攒着拳头,梁珈强迫自己冷静下来,现在,她已经不能够坐以待毙了……
她要想办法通知邢琛跟夏之扬才行……
不然的话,事情再继续进行下去,恐怕她就越来越难得从欧阳烨的身边逃出来了。
她一定要,扭转这个局面!
返回别墅前的门口,任澄颜再次走了回去。
起码,让她用这个样子,再次向周邢琛道别一次,一次就已经足够了,用她自己的身份站在他的面前,告诉他,她要离开。
书房里的门没关,只是轻轻地虚掩着,周邢琛背对着她坐在床边,遥望着那个发生爆炸的港口,还在有一口没一口地喝着酒,似乎完全没有察觉到了任澄颜的到来,连回过头都不曾。
“我不说了让你滚么?
”
“周邢琛……”一瞬不瞬地看着他,任澄颜的脸上苦笑着,她知道他在看些什么,心口钝痛着,她往前迈了几步,“我知道你不想要看到我,但是既然你刚刚都已经这么说了,我就来跟你道个别。”
“我以后,不会再出现在你的面前了,”低垂着眉头,任澄颜的脸上呈现出一股难以言喻的悲伤,可周邢琛却依旧没有回头,死死地看着窗外,看着那翻滚着的黑色的大海。“你以后也不会再见到我了,你……”
“好好地照顾你自己,不要经常喝酒,伤胃。”任澄颜死死地捏着手心,她在心里呐喊着,想要看他回过头来看她一眼,只是一眼,就可以满足她这个愿望。
可惜等了又等,周邢琛却始终没有回过头来看她一眼,甚至连一句话都没有,只是希翼地一瞬不瞬地看着那大海,仿佛他的生命都在那里面。
沉默了半晌,任澄颜知道再也不会有什么结果了,她抿着唇,朝着周邢琛笑了笑就转身离开了,这一次……她是要真的换一个身份来站在他的身边了。

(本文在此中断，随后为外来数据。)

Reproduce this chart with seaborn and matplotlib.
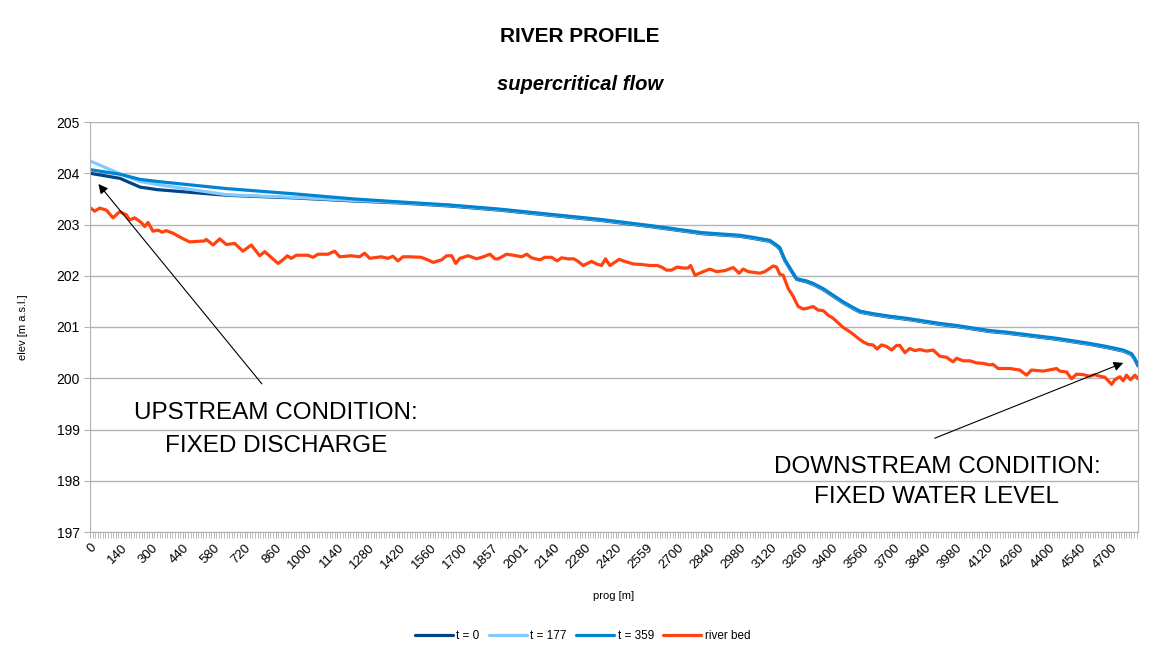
import matplotlib
matplotlib.use("Agg")
import matplotlib.pyplot as plt
import numpy as np
import pandas as pd
import seaborn as sns

# x axis category labels (prog, m)
tick_prog = [0, 140, 300, 440, 580, 720, 860, 1000, 1140, 1280, 1420, 1560, 1700,
             1857, 2001, 2140, 2280, 2420, 2559, 2700, 2840, 2980, 3120, 3260,
             3400, 3560, 3700, 3840, 3980, 4120, 4260, 4400, 4540, 4700]

# water surface profiles
prog_water = [0, 136, 239, 325, 639, 939, 1210, 1423, 1650, 1893, 2121, 2349, 2573,
              2813, 2980, 3040, 3117, 3147, 3162, 3184, 3208, 3238, 3282, 3313,
              3358, 3404, 3456, 3507, 3542, 3604, 3681, 3756, 3830, 3906, 3981,
              4057, 4132, 4208, 4283, 4358, 4434, 4509, 4591, 4678, 4756, 4794,
              4809, 4823]
elev_t0 = [204.00, 203.90, 203.73, 203.68, 203.57, 203.52, 203.46, 203.42, 203.36,
           203.28, 203.18, 203.08, 202.96, 202.82, 202.77, 202.73, 202.67, 202.58,
           202.52, 202.30, 202.13, 201.93, 201.88, 201.83, 201.73, 201.60, 201.47,
           201.36, 201.29, 201.24, 201.19, 201.15, 201.10, 201.05, 201.01, 200.96,
           200.91, 200.88, 200.84, 200.80, 200.76, 200.71, 200.66, 200.60, 200.53,
           200.46, 200.36, 200.24]
elev_t177 = [204.24, 203.99, 203.84, 203.78, 203.58, 203.53, 203.47, 203.43, 203.37,
             203.29, 203.19, 203.09, 202.97, 202.83, 202.78, 202.74, 202.68, 202.59,
             202.54, 202.31, 202.14, 201.94, 201.89, 201.84, 201.74, 201.61, 201.48,
             201.37, 201.30, 201.25, 201.20, 201.16, 201.11, 201.06, 201.02, 200.97,
             200.92, 200.89, 200.85, 200.81, 200.77, 200.72, 200.67, 200.61, 200.54,
             200.47, 200.37, 200.25]
elev_t359 = [204.07, 203.98, 203.88, 203.84, 203.70, 203.60, 203.50, 203.44, 203.38,
             203.30, 203.20, 203.10, 202.98, 202.84, 202.79, 202.75, 202.69, 202.60,
             202.55, 202.32, 202.15, 201.94, 201.90, 201.85, 201.75, 201.62, 201.49,
             201.38, 201.31, 201.26, 201.21, 201.17, 201.12, 201.07, 201.03, 200.98,
             200.93, 200.90, 200.86, 200.82, 200.78, 200.73, 200.68, 200.62, 200.55,
             200.48, 200.38, 200.25]

# river bed
prog_bed = [0, 21, 44, 74, 104, 134, 168, 185, 211, 245, 263, 280, 305, 328, 346,
            365, 396, 433, 471, 539, 546, 577, 607, 637, 675, 712, 750, 788, 811,
            871, 893, 913, 931, 954, 1006, 1029, 1052, 1097, 1127, 1150, 1202, 1240,
            1263, 1286, 1338, 1368, 1391, 1414, 1436, 1467, 1519, 1549, 1573, 1611,
            1634, 1657, 1675, 1694, 1736, 1778, 1812, 1846, 1870, 1885, 1924, 1971,
            1994, 2017, 2039, 2077, 2099, 2129, 2154, 2174, 2204, 2230, 2249, 2272,
            2310, 2333, 2355, 2373, 2393, 2435, 2460, 2498, 2535, 2573, 2606, 2626,
            2649, 2672, 2697, 2725, 2747, 2758, 2778, 2815, 2845, 2876, 2913, 2951,
            2978, 2996, 3019, 3072, 3094, 3132, 3147, 3162, 3177, 3200, 3222, 3245,
            3268, 3290, 3313, 3335, 3358, 3381, 3404, 3430, 3456, 3481, 3507, 3533,
            3559, 3582, 3604, 3622, 3642, 3665, 3688, 3710, 3725, 3748, 3770, 3793,
            3816, 3846, 3876, 3906, 3936, 3966, 3982, 4012, 4042, 4072, 4102, 4132,
            4147, 4170, 4223, 4268, 4299, 4321, 4374, 4412, 4434, 4449, 4480, 4502,
            4525, 4557, 4591, 4617, 4643, 4669, 4704, 4718, 4741, 4756, 4771, 4789,
            4809, 4823]
elev_bed = [203.33, 203.26, 203.32, 203.28, 203.13, 203.25, 203.19, 203.09, 203.13,
            203.04, 202.96, 203.04, 202.87, 202.89, 202.85, 202.88, 202.83, 202.74,
            202.66, 202.68, 202.71, 202.60, 202.72, 202.61, 202.63, 202.48, 202.60,
            202.39, 202.47, 202.24, 202.31, 202.39, 202.34, 202.40, 202.40, 202.36,
            202.42, 202.42, 202.48, 202.37, 202.39, 202.37, 202.44, 202.34, 202.37,
            202.34, 202.38, 202.29, 202.37, 202.37, 202.36, 202.31, 202.26, 202.31,
            202.39, 202.39, 202.24, 202.34, 202.39, 202.33, 202.37, 202.42, 202.33,
            202.33, 202.42, 202.39, 202.37, 202.42, 202.35, 202.31, 202.36, 202.36,
            202.29, 202.35, 202.33, 202.33, 202.28, 202.20, 202.28, 202.23, 202.20,
            202.33, 202.20, 202.32, 202.28, 202.23, 202.22, 202.20, 202.20, 202.17,
            202.11, 202.11, 202.17, 202.15, 202.15, 202.20, 202.01, 202.08, 202.13,
            202.08, 202.10, 202.16, 202.05, 202.13, 202.08, 202.05, 202.08, 202.19,
            202.17, 202.03, 202.01, 201.75, 201.60, 201.40, 201.35, 201.37, 201.40,
            201.33, 201.32, 201.23, 201.17, 201.08, 200.99, 200.93, 200.86, 200.78,
            200.71, 200.66, 200.65, 200.57, 200.65, 200.62, 200.55, 200.64, 200.64,
            200.50, 200.58, 200.54, 200.56, 200.53, 200.55, 200.43, 200.41, 200.32,
            200.39, 200.34, 200.34, 200.30, 200.29, 200.26, 200.27, 200.19, 200.19,
            200.16, 200.06, 200.16, 200.14, 200.17, 200.19, 200.14, 200.12, 199.99,
            200.08, 200.07, 200.04, 200.07, 200.04, 200.02, 199.88, 199.97, 200.03,
            199.95, 200.06, 199.97, 200.06, 199.99]

series_names = ["t = 0", "t = 177", "t = 359", "river bed"]
colors = ["#004586", "#83caff", "#0084d1", "#ff420e"]

frames = []
for name, elev in zip(series_names[:3], [elev_t0, elev_t177, elev_t359]):
    frames.append(pd.DataFrame({"prog": prog_water, "elev": elev, "series": name}))
frames.append(pd.DataFrame({"prog": prog_bed, "elev": elev_bed, "series": "river bed"}))
df = pd.concat(frames, ignore_index=True)

sns.set_style("white")
plt.rcParams["font.family"] = ["Liberation Sans", "DejaVu Sans"]
plt.rcParams["text.color"] = "black"
plt.rcParams["axes.labelcolor"] = "black"

fig = plt.figure(figsize=(11.65, 6.55), dpi=100)
ax = fig.add_axes([90 / 1165, 1 - 532 / 655, (1138 - 90) / 1165, (532 - 122) / 655])

# category-style x axis: labelled categories are evenly spaced
cat_prog = tick_prog + [4840]
cat_idx = list(range(len(cat_prog)))
ax.set_xscale("function", functions=(lambda v: np.interp(v, cat_prog, cat_idx),
                                     lambda v: np.interp(v, cat_idx, cat_prog)))

sns.lineplot(data=df, x="prog", y="elev", hue="series", hue_order=series_names,
             palette=colors, estimator=None, sort=False, linewidth=2.3, ax=ax)

ax.set_xlim(0, 4823)
ax.set_ylim(197, 205)
ax.set_yticks(range(197, 206))
ax.set_xticks(tick_prog)
ax.set_xticklabels([str(t) for t in tick_prog], rotation=45, ha="right",
                   rotation_mode="anchor", fontsize=9.5)
minor = np.interp(np.arange(0, 33.9, 1 / 12), cat_idx, cat_prog)
ax.set_xticks(minor, minor=True)
ax.tick_params(axis="x", which="both", length=4, color="#b3b3b3", direction="out",
               bottom=True, pad=3, labelcolor="black")
ax.tick_params(axis="y", length=4, color="#b3b3b3", left=True, labelsize=10,
               labelcolor="black")
ax.yaxis.grid(True, color="#b3b3b3", linewidth=1)
ax.xaxis.grid(False)
for s in ax.spines.values():
    s.set_color("#b3b3b3")
ax.spines["top"].set_visible(False)

ax.set_xlabel("prog [m]", fontsize=8, labelpad=14)
ax.set_ylabel("elev [m a.s.l.]", fontsize=8, labelpad=20)

handles, labels = ax.get_legend_handles_labels()
ax.get_legend().remove()
fig.legend(handles, labels, loc="center", bbox_to_anchor=(0.5, 1 - 636 / 655),
           ncol=4, frameon=False, fontsize=8.5, handlelength=3.2,
           handletextpad=0.3, columnspacing=0.8)

fig.text(0.498, 1 - 37 / 655, "RIVER PROFILE", ha="center", va="center",
         fontsize=15, fontweight="bold")
fig.text(0.498, 1 - 85 / 655, "supercritical flow", ha="center", va="center",
         fontsize=14.5, fontweight="bold", fontstyle="italic")

# boundary condition notes
ax.annotate("", xy=(38, 203.79), xytext=(798, 199.89),
            arrowprops=dict(arrowstyle="-|>", color="black", lw=0.8,
                            mutation_scale=14, shrinkA=0, shrinkB=0))
ax.annotate("", xy=(4756, 200.30), xytext=(3883, 198.83),
            arrowprops=dict(arrowstyle="-|>", color="black", lw=0.8,
                            mutation_scale=14, shrinkA=0, shrinkB=0))
ax.text(862, 199.32, "UPSTREAM CONDITION:", ha="center", va="center", fontsize=17.5)
ax.text(862, 198.68, "FIXED DISCHARGE", ha="center", va="center", fontsize=17.5)
ax.text(3893, 198.27, "DOWNSTREAM CONDITION:", ha="center", va="center", fontsize=17.5)
ax.text(3893, 197.68, "FIXED WATER LEVEL", ha="center", va="center", fontsize=17.5)

fig.savefig("out.png", dpi=100)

梁珈姐,对不起,反正你也了无音讯,不知道在何处,那不如,就让我
取代你成为你,帮你照顾邢琛吧。
轻轻地关起房门,任澄颜拿着手机的手顿了顿,拨打出了刚刚的那一个电话号码。
“我来了,你在哪?”
租用的私人手术室内,穿着白大褂的女人试着针管,就要给任澄颜注射麻药。任澄颜躺在白炽的灯光下,紧紧地闭着眼。